Automation With Accountability
In defense manufacturing especially, automation is often introduced to reduce labor risk and improve consistency, but only when it’s engineered conservatively. Transfer systems, manipulators, and tooling interfaces must be robust, serviceable, and tolerant of variation.
Single-source responsibility becomes critical here. When presses and automation are engineered together, system behavior is predictable. When they’re sourced separately, integration risk increases dramatically.
Long Program Lifecycles
Unlike commercial programs that may turn over every few years, aerospace and defense equipment is expected to remain viable for decades. That means evaluating:
- Controls platforms with long-term support availability
- Retrofit paths for future automation or process changes
- Spare parts strategies that won’t disappear mid-program
A press that cannot evolve becomes a liability, no matter how well it performs on day one.

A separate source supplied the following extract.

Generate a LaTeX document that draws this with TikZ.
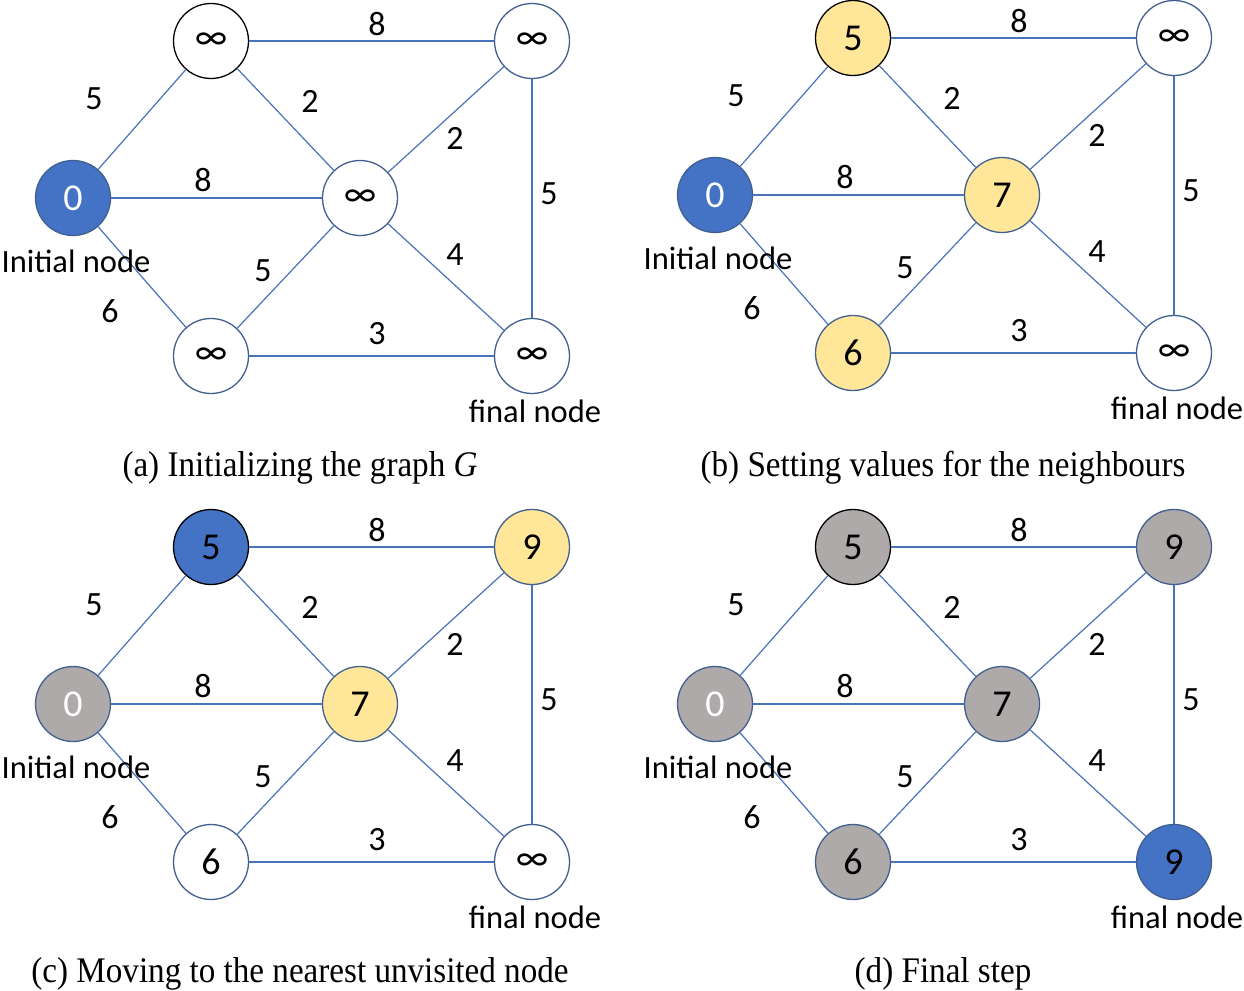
\documentclass[tikz,border=0pt]{standalone}
\usepackage{fontspec}
\setmainfont{Carlito}
\newfontfamily\capfont{Liberation Serif}
\definecolor{nblue}{HTML}{4472C4}
\definecolor{nyellow}{HTML}{FFE699}
\definecolor{ngray}{HTML}{AEAAAA}
\definecolor{nedge}{HTML}{4A72B8}
\definecolor{nborder}{HTML}{41608F}
\tikzset{
 vtx/.style={circle, minimum size=75pt, inner sep=0pt, draw=nborder, line width=1.3pt, font=\fontsize{38}{42}\selectfont},
 vblack/.style={draw=black},
 vwhite/.style={fill=white},
 vblue/.style={fill=nblue, text=white},
 vyellow/.style={fill=nyellow},
 vgray/.style={fill=ngray},
 link/.style={draw=nedge, line width=1.2pt},
 wlab/.style={font=\fontsize{34}{38}\selectfont, inner sep=0pt},
 tlab/.style={font=\fontsize{32.5}{38}\selectfont, inner sep=0pt},
 caption/.style={font=\capfont\fontsize{36}{40}\selectfont, inner sep=0pt, xscale=0.92}
}
\newcommand\paneledges[1]{%
 \draw[link] (#1s) -- (#1t);
 \draw[link] (#1t) -- (#1r);
 \draw[link] (#1t) -- (#1m);
 \draw[link] (#1m) -- (#1r);
 \draw[link] (#1s) -- (#1m);
 \draw[link] (#1r) -- (#1f);
 \draw[link] (#1m) -- (#1b);
 \draw[link] (#1m) -- (#1f);
 \draw[link] (#1s) -- (#1b);
 \draw[link] (#1b) -- (#1f);
 \node[wlab] (#1l1) at (94,99) {5};
 \node[wlab] (#1l2) at (377,24) {8};
 \node[wlab] (#1l3) at (310,101) {2};
 \node[wlab] (#1l4) at (455,138) {2};
 \node[wlab] (#1l5) at (203,180) {8};
 \node[wlab] (#1l6) at (549,194) {5};
 \node[wlab] (#1l7) at (263,271) {5};
 \node[wlab] (#1l8) at (455,255) {4};
 \node[wlab] (#1l9) at (110,311) {6};
 \node[wlab] (#1l10) at (377,334) {3};
 \node[tlab] (#1init) at (76,261) {Initial node};
 \node[tlab] (#1final) at (535,411) {final node};
}
\begin{document}
\begin{tikzpicture}[x=1pt,y=-1pt]
\useasboundingbox[fill=white] (0,0) rectangle (1244,990);
% panel (a)
\begin{scope}[shift={(0,0)}]
 \node[vtx,vblue,draw=nborder] (as) at (73,198) {0};
 \node[vtx,vwhite,vblack] (at) at (211,41) {∞};
 \node[vtx,vwhite] (ar) at (532,41) {∞};
 \node[vtx,vwhite] (am) at (360,198) {∞};
 \node[vtx,vwhite] (ab) at (211,356) {∞};
 \node[vtx,vwhite] (af) at (532,356) {∞};
 \paneledges{a}
\end{scope}
% panel (b)
\begin{scope}[shift={(642,-3)}]
 \node[vtx,vblue] (bs) at (73,198) {0};
 \node[vtx,vyellow,vblack] (bt) at (211,41) {5};
 \node[vtx,vwhite] (br) at (532,41) {∞};
 \node[vtx,vyellow] (bm) at (360,198) {7};
 \node[vtx,vyellow] (bb) at (211,356) {6};
 \node[vtx,vwhite] (bf) at (532,356) {∞};
 \paneledges{b}
\end{scope}
% panel (c)
\begin{scope}[shift={(0,506)}]
 \node[vtx,vgray,text=white] (cs) at (73,198) {0};
 \node[vtx,vblue,vblack] (ct) at (211,41) {\textcolor{black}{5}};
 \node[vtx,vyellow] (cr) at (532,41) {9};
 \node[vtx,vyellow] (cm) at (360,198) {7};
 \node[vtx,vwhite] (cb) at (211,356) {6};
 \node[vtx,vwhite] (cf) at (532,356) {∞};
 \paneledges{c}
\end{scope}
% panel (d)
\begin{scope}[shift={(642,506)}]
 \node[vtx,vgray,text=white] (ds) at (73,198) {0};
 \node[vtx,vgray,vblack] (dt) at (211,41) {5};
 \node[vtx,vgray] (dr) at (532,41) {9};
 \node[vtx,vgray] (dm) at (360,198) {7};
 \node[vtx,vgray] (db) at (211,356) {6};
 \node[vtx,vblue,text=black] (df) at (532,356) {9};
 \paneledges{d}
\end{scope}
\node[caption] (capa) at (300,468) {(a) Initializing the graph \textit{G}};
\node[caption] (capb) at (943,468) {(b) Setting values for the neighbours};
\node[caption] (capc) at (300,974) {(c) Moving to the nearest unvisited node};
\node[caption] (capd) at (943,974) {(d) Final step};
\end{tikzpicture}
\end{document}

Facility and Security Constraints
Defense manufacturing often brings additional constraints, including restricted layouts, controlled access zones, and unique safety or compliance requirements. Press and automation systems must be designed to fit within these realities without compromising maintainability or operator safety.
Early coordination between press builder, automation team, and facility engineering avoids costly redesigns later.
Final Takeaway
There is no universally “better” option; only better alignment. The smartest servo press vs hydraulic press decisions start with the process and end with the technology, not the other way around.
“A press doesn’t just make parts,” explains Kevin Fernandes, President of Macrodyne Technologies. “It sets the boundaries for how a process can behave. That’s a decision you live with for a long time.”
When manufacturers do the work upfront (understanding force behavior, motion demands, space constraints, and lifecycle costs), they don’t end up with a press that looks good on paper. They end up with one that still runs exactly the way it should 20 years later.